■ EXERCISE DESCRIPTION:
Everything from the first line down to the line containing "const kimachiPressure = [340];" is to be retyped exactly, both ends included, with pictures left out.
______
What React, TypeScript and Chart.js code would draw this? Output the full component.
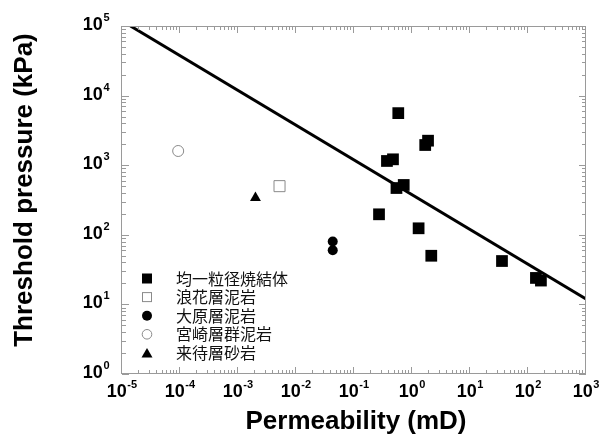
import { useEffect, useRef } from 'react';
import { Chart, registerables } from 'chart.js';

Chart.register(...registerables);

// ---- data ----
const seriesLabels = ['均一粒径焼結体', '浪花層泥岩', '大原層泥岩', '宮崎層群泥岩', '来待層砂岩'];

const sinteredPerm = [0.58, 1.89, 1.69, 0.37, 0.47, 0.54, 0.72, 0.27, 1.3, 2.15, 35.6, 137, 167];
const sinteredPressure = [5600, 2250, 1950, 1150, 1215, 470, 520, 197, 124, 50, 42, 24, 22];

const naniwaPerm = [0.0052];
const naniwaPressure = [500];

const oharaPerm = [0.043, 0.043];
const oharaPressure = [80, 60];

const miyazakiPerm = [0.000093];
const miyazakiPressure = [1600];

const kimachiPerm = [0.002];
const kimachiPressure = [340];

const fitPerm = [0.000014, 1000];
const fitPressure = [100000, 12];

const xTickExponents = [-5, -4, -3, -2, -1, 0, 1, 2, 3];
const yTickExponents = [0, 1, 2, 3, 4, 5];

const xTitle = 'Permeability (mD)';
const yTitle = 'Threshold pressure (kPa)';

const toPoints = (xs: number[], ys: number[]) => xs.map((x, i) => ({ x, y: ys[i] }));

const AXIS_GREY = '#9a9a9a';
const OPEN_GREY = '#8a8a8a';
const BASE_FONT = 'bold 18px "Liberation Sans", Arial, sans-serif';
const SUP_FONT = 'bold 11px "Liberation Sans", Arial, sans-serif';
const TITLE_FONT = 'bold 26px "Liberation Sans", Arial, sans-serif';
const LEGEND_FONT = '16px "Noto Sans CJK JP", sans-serif';

const decorPlugin = {
  id: 'decor',
  afterDraw(chart: any) {
    const { ctx, chartArea } = chart;
    const xs = chart.scales.x;
    const ys = chart.scales.y;
    const L = chartArea.left;
    const R = chartArea.right;
    const T = chartArea.top;
    const B = chartArea.bottom;
    ctx.save();

    // frame
    ctx.strokeStyle = AXIS_GREY;
    ctx.lineWidth = 1;
    ctx.strokeRect(Math.round(L) - 0.5, Math.round(T) + 0.5, Math.round(R - L), Math.round(B - T) - 1);

    const majorLen = 7;
    const minorLen = 4;
    ctx.beginPath();
    // x ticks
    for (let i = 0; i < xTickExponents.length; i++) {
      const e = xTickExponents[i];
      const px = Math.round(xs.getPixelForValue(Math.pow(10, e))) - 0.5;
      ctx.moveTo(px, B);
      ctx.lineTo(px, B - majorLen);
      ctx.moveTo(px, T);
      ctx.lineTo(px, T + majorLen);
      if (i < xTickExponents.length - 1) {
        for (let k = 2; k <= 9; k++) {
          const mx = Math.round(xs.getPixelForValue(k * Math.pow(10, e))) - 0.5;
          ctx.moveTo(mx, B);
          ctx.lineTo(mx, B - minorLen);
          ctx.moveTo(mx, T);
          ctx.lineTo(mx, T + minorLen);
        }
      }
    }
    // y ticks
    for (let i = 0; i < yTickExponents.length; i++) {
      const e = yTickExponents[i];
      const py = Math.round(ys.getPixelForValue(Math.pow(10, e))) + 0.5;
      ctx.moveTo(L, py);
      ctx.lineTo(L + majorLen, py);
      ctx.moveTo(R, py);
      ctx.lineTo(R - majorLen, py);
      if (i < yTickExponents.length - 1) {
        for (let k = 2; k <= 9; k++) {
          const my = Math.round(ys.getPixelForValue(k * Math.pow(10, e))) + 0.5;
          ctx.moveTo(L, my);
          ctx.lineTo(L + minorLen, my);
          ctx.moveTo(R, my);
          ctx.lineTo(R - minorLen, my);
        }
      }
    }
    ctx.stroke();

    // tick labels
    ctx.fillStyle = '#000';
    ctx.textBaseline = 'alphabetic';
    ctx.textAlign = 'left';
    const drawPow = (e: number, xLeft: number, baseY: number, supY: number) => {
      ctx.font = BASE_FONT;
      ctx.fillText('10', xLeft, baseY);
      const wb = ctx.measureText('10').width;
      ctx.font = SUP_FONT;
      ctx.fillText(String(e), xLeft + wb + 0.5, supY);
    };
    const widthPow = (e: number) => {
      ctx.font = BASE_FONT;
      const wb = ctx.measureText('10').width;
      ctx.font = SUP_FONT;
      const ws = ctx.measureText(String(e)).width;
      return wb + ws + 0.5;
    };
    for (const e of xTickExponents) {
      const px = xs.getPixelForValue(Math.pow(10, e));
      const w = widthPow(e);
      drawPow(e, px - w / 2, B + 23, B + 13.5);
    }
    for (const e of yTickExponents) {
      const py = ys.getPixelForValue(Math.pow(10, e));
      const w = widthPow(e);
      drawPow(e, L - 12.5 - w, py + 4, py - 5);
    }

    // axis titles
    ctx.font = TITLE_FONT;
    ctx.textAlign = 'center';
    ctx.fillText(xTitle, (L + R) / 2 + 2, 429);
    ctx.save();
    ctx.translate(32, 190);
    ctx.rotate(-Math.PI / 2);
    ctx.fillText(yTitle, 0, 0);
    ctx.restore();

    // legend
    const lx = 147;
    const tx = 176;
    const y0 = 278.5;
    const dy = 18.6;
    ctx.font = LEGEND_FONT;
    ctx.textAlign = 'left';
    ctx.textBaseline = 'middle';
    for (let i = 0; i < seriesLabels.length; i++) {
      const cy = y0 + i * dy;
      ctx.lineWidth = 1;
      if (i === 0) {
        ctx.fillStyle = '#000';
        ctx.fillRect(lx - 5, cy - 5, 10, 10);
      } else if (i === 1) {
        ctx.strokeStyle = OPEN_GREY;
        ctx.strokeRect(lx - 4.5, cy - 4.5, 9, 9);
      } else if (i === 2) {
        ctx.fillStyle = '#000';
        ctx.beginPath();
        ctx.arc(lx, cy, 5, 0, Math.PI * 2);
        ctx.fill();
      } else if (i === 3) {
        ctx.strokeStyle = OPEN_GREY;
        ctx.beginPath();
        ctx.arc(lx, cy, 4.8, 0, Math.PI * 2);
        ctx.stroke();
      } else {
        ctx.fillStyle = '#000';
        ctx.beginPath();
        ctx.moveTo(lx, cy - 5);
        ctx.lineTo(lx + 5.5, cy + 4.5);
        ctx.lineTo(lx - 5.5, cy + 4.5);
        ctx.closePath();
        ctx.fill();
      }
      ctx.fillStyle = '#111';
      ctx.fillText(seriesLabels[i], tx, cy);
    }
    ctx.restore();
  },
};

export default function App() {
  const canvasRef = useRef<HTMLCanvasElement | null>(null);

  useEffect(() => {
    const canvas = canvasRef.current;
    if (!canvas) return;
    const chart = new Chart(canvas, {
      type: 'scatter',
      data: {
        datasets: [
          {
            label: seriesLabels[0],
            data: toPoints(sinteredPerm, sinteredPressure),
            pointStyle: 'rect',
            pointRadius: 8.3,
            backgroundColor: '#000',
            borderColor: '#000',
            borderWidth: 0,
          },
          {
            label: seriesLabels[1],
            data: toPoints(naniwaPerm, naniwaPressure),
            pointStyle: 'rect',
            pointRadius: 7.8,
            backgroundColor: 'rgba(255,255,255,0)',
            borderColor: OPEN_GREY,
            borderWidth: 1,
          },
          {
            label: seriesLabels[2],
            data: toPoints(oharaPerm, oharaPressure),
            pointStyle: 'circle',
            pointRadius: 5,
            backgroundColor: '#000',
            borderColor: '#000',
            borderWidth: 0,
          },
          {
            label: seriesLabels[3],
            data: toPoints(miyazakiPerm, miyazakiPressure),
            pointStyle: 'circle',
            pointRadius: 5.5,
            backgroundColor: 'rgba(255,255,255,0)',
            borderColor: OPEN_GREY,
            borderWidth: 1,
          },
          {
            label: seriesLabels[4],
            data: toPoints(kimachiPerm, kimachiPressure),
            pointStyle: 'triangle',
            pointRadius: 6.3,
            backgroundColor: '#000',
            borderColor: '#000',
            borderWidth: 0,
          },
          {
            type: 'line',
            label: 'fit',
            data: toPoints(fitPerm, fitPressure),
            showLine: true,
            pointRadius: 0,
            borderColor: '#000',
            borderWidth: 3,
            fill: false,
          } as any,
        ],
      },
      options: {
        animation: false,
        responsive: false,
        maintainAspectRatio: false,
        events: [],
        layout: { padding: { left: 122, right: 15, top: 26, bottom: 60 } },
        plugins: {
          legend: { display: false },
          tooltip: { enabled: false },
          title: { display: false },
        },
        scales: {
          x: {
            type: 'logarithmic',
            min: 1e-5,
            max: 1e3,
            grid: { display: false, drawTicks: false },
            border: { display: false },
            ticks: { display: false },
            title: { display: false },
          },
          y: {
            type: 'logarithmic',
            min: 1,
            max: 1e5,
            grid: { display: false, drawTicks: false },
            border: { display: false },
            ticks: { display: false },
            title: { display: false },
          },
        },
      },
      plugins: [decorPlugin],
    });
    return () => chart.destroy();
  }, []);

  return (
    <div style={{ position: 'fixed', left: 0, top: 0, width: 601, height: 434, background: '#fff' }}>
      <canvas ref={canvasRef} width={601} height={434} style={{ width: 601, height: 434, display: 'block' }} />
    </div>
  );
}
______
■ RESULT FOR THIS EXERCISE:
What React, TypeScript and Chart.js code would draw this? Output the full component.
import { useEffect, useRef } from 'react';
import { Chart, registerables } from 'chart.js';

Chart.register(...registerables);

// ---- data ----
const seriesLabels = ['均一粒径焼結体', '浪花層泥岩', '大原層泥岩', '宮崎層群泥岩', '来待層砂岩'];

const sinteredPerm = [0.58, 1.89, 1.69, 0.37, 0.47, 0.54, 0.72, 0.27, 1.3, 2.15, 35.6, 137, 167];
const sinteredPressure = [5600, 2250, 1950, 1150, 1215, 470, 520, 197, 124, 50, 42, 24, 22];

const naniwaPerm = [0.0052];
const naniwaPressure = [500];

const oharaPerm = [0.043, 0.043];
const oharaPressure = [80, 60];

const miyazakiPerm = [0.000093];
const miyazakiPressure = [1600];

const kimachiPerm = [0.002];
const kimachiPressure = [340];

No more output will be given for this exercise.